How do you enforce AI governance across decentralized business units?

Enforcement works through mandatory review gates before AI deployment, named accountable parties in each business unit, and regular governance council reporting. Policy without enforcement mechanisms becomes advisory. The most effective approach embeds governance checkpoints into existing project management and procurement workflows so AI initiatives cannot bypass review without triggering an active escalation.

What role should the board of directors play in AI governance?

Boards should formally incorporate AI governance into committee charters and receive regular portfolio-level reporting on AI risk exposure and program performance. According to Knostic's governance analysis, only 27% of boards have done this. Given growing regulatory pressure, board-level visibility is increasingly expected by insurers, auditors, and institutional investors evaluating enterprise AI maturity.

How does AI governance interact with existing enterprise risk management programs?

AI governance should be integrated with existing risk management frameworks rather than built as a parallel structure. For enterprises in regulated industries, AI risk categories map directly to established risk taxonomies covering operational, compliance, reputational, and financial risk. The key additions are AI-specific risk types: model drift, training data bias, and explainability gaps that require new monitoring capabilities.

What is model monitoring and why is it part of AI governance?

Model monitoring is the ongoing tracking of an AI system's performance in production against validated benchmarks. AI systems degrade over time as real-world data drifts from training conditions. Without monitoring, deployed systems can produce increasingly inaccurate outputs without triggering review. Governance frameworks require monitoring as a condition of continued production deployment for all active AI systems.

How do AI governance requirements vary across industries?

Governance requirements are more stringent in industries where AI influences safety, financial decisions, or regulated outcomes. Financial services and insurance firms face explicit regulatory requirements for AI model documentation and auditability. Manufacturing and logistics companies must address safety-critical AI applications separately from operational efficiency tools. The governance framework structure is consistent; risk tier assignments and review criteria vary by sector.

What are the consequences of operating AI without a governance framework?

Without governance, enterprises face compounding risks: ungoverned AI systems produce unauditable outputs, accountability gaps create liability when errors occur, and data quality issues go undetected until they cause operational failures. Gartner research found 63% of organizations lack adequate data management practices for AI, meaning most ungoverned programs operate on unvalidated foundations.

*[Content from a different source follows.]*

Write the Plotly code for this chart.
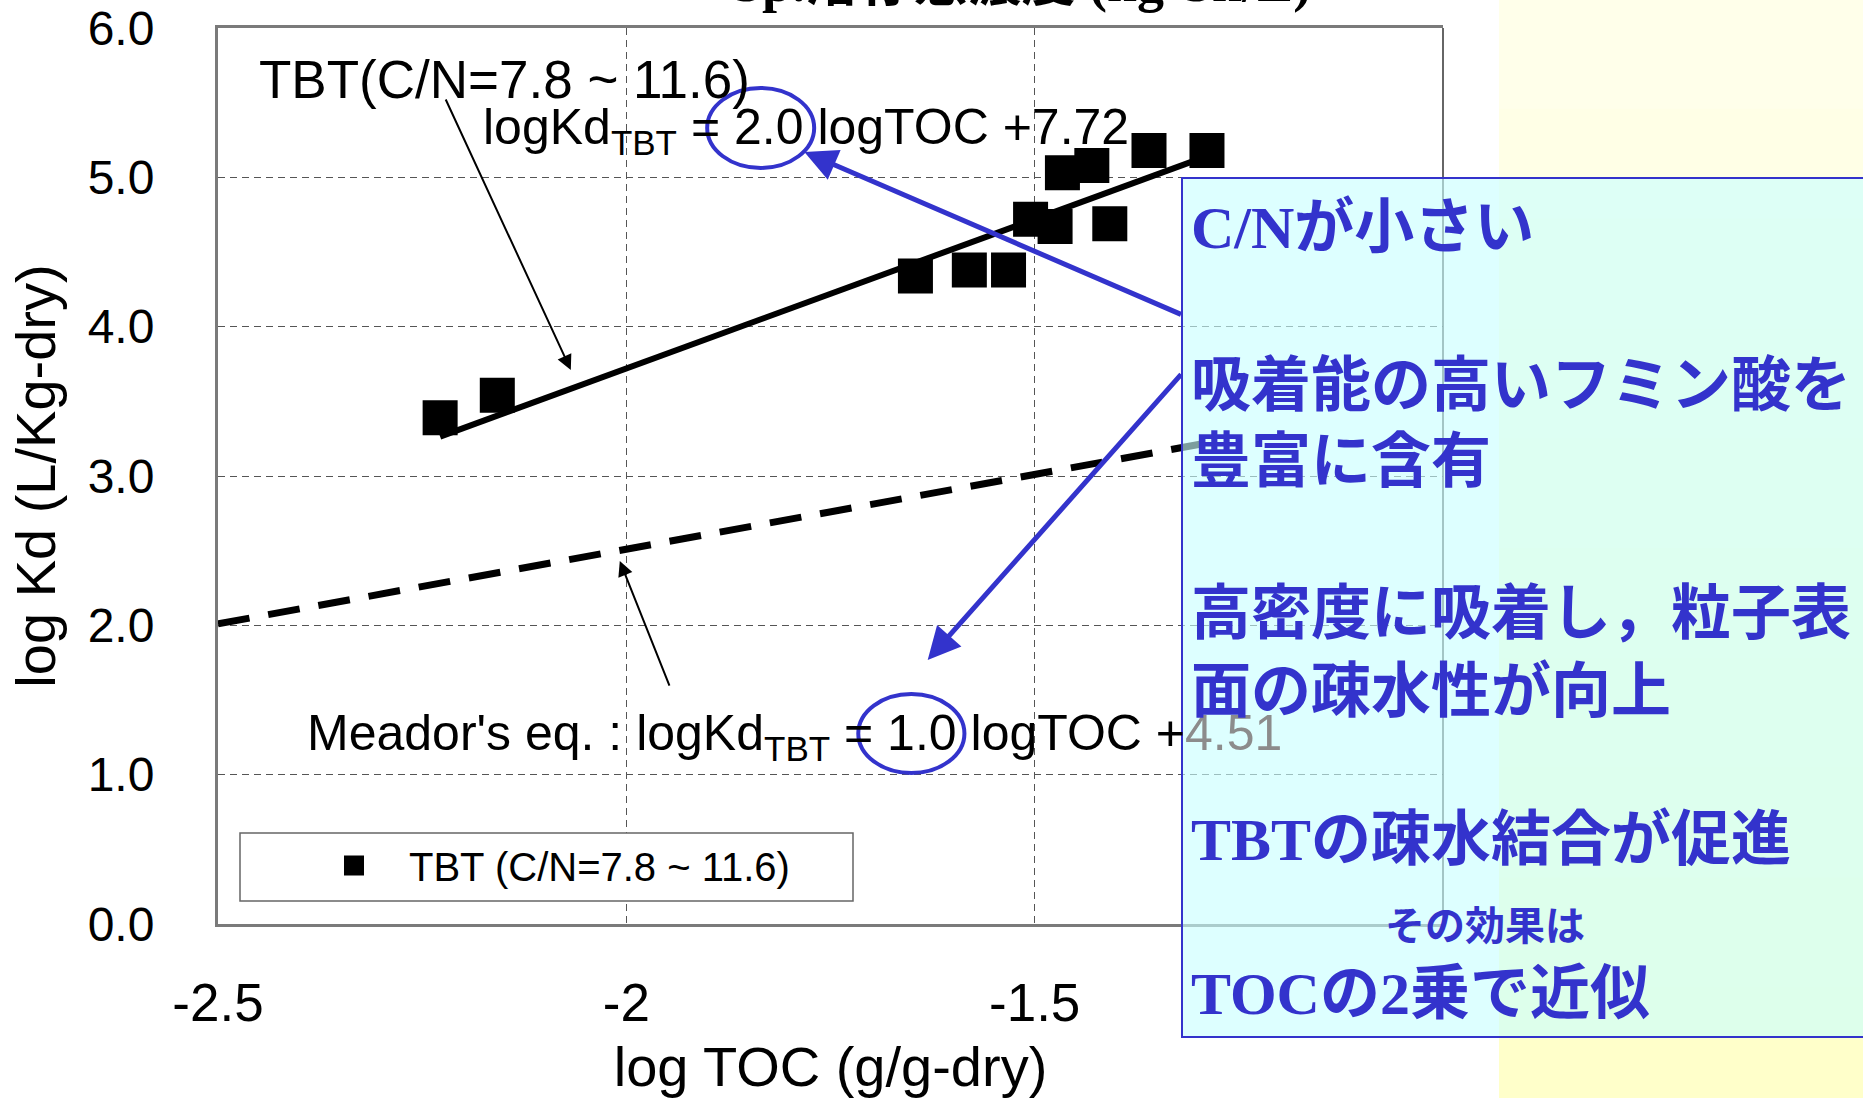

How does AI governance evolve as an enterprise scales its AI program?

AI governance typically evolves through four maturity stages: initial (ad hoc), developing (informal structures), defined (formal policy and active monitoring), and optimized (automated controls with board reporting). Most enterprises enter formal governance work at the developing stage. Each stage requires deliberate investment; organizations do not naturally progress without structured effort and leadership commitment to accountability.

What is the first concrete step to building an AI governance framework?

Start with an AI inventory: catalog every AI system currently deployed or in development, identify the business function each serves, the data it uses, and the decisions it influences. This inventory provides the factual foundation for risk tiering, ownership assignment, and policy prioritization. Without it, governance frameworks address hypothetical risks rather than the actual systems running in production today.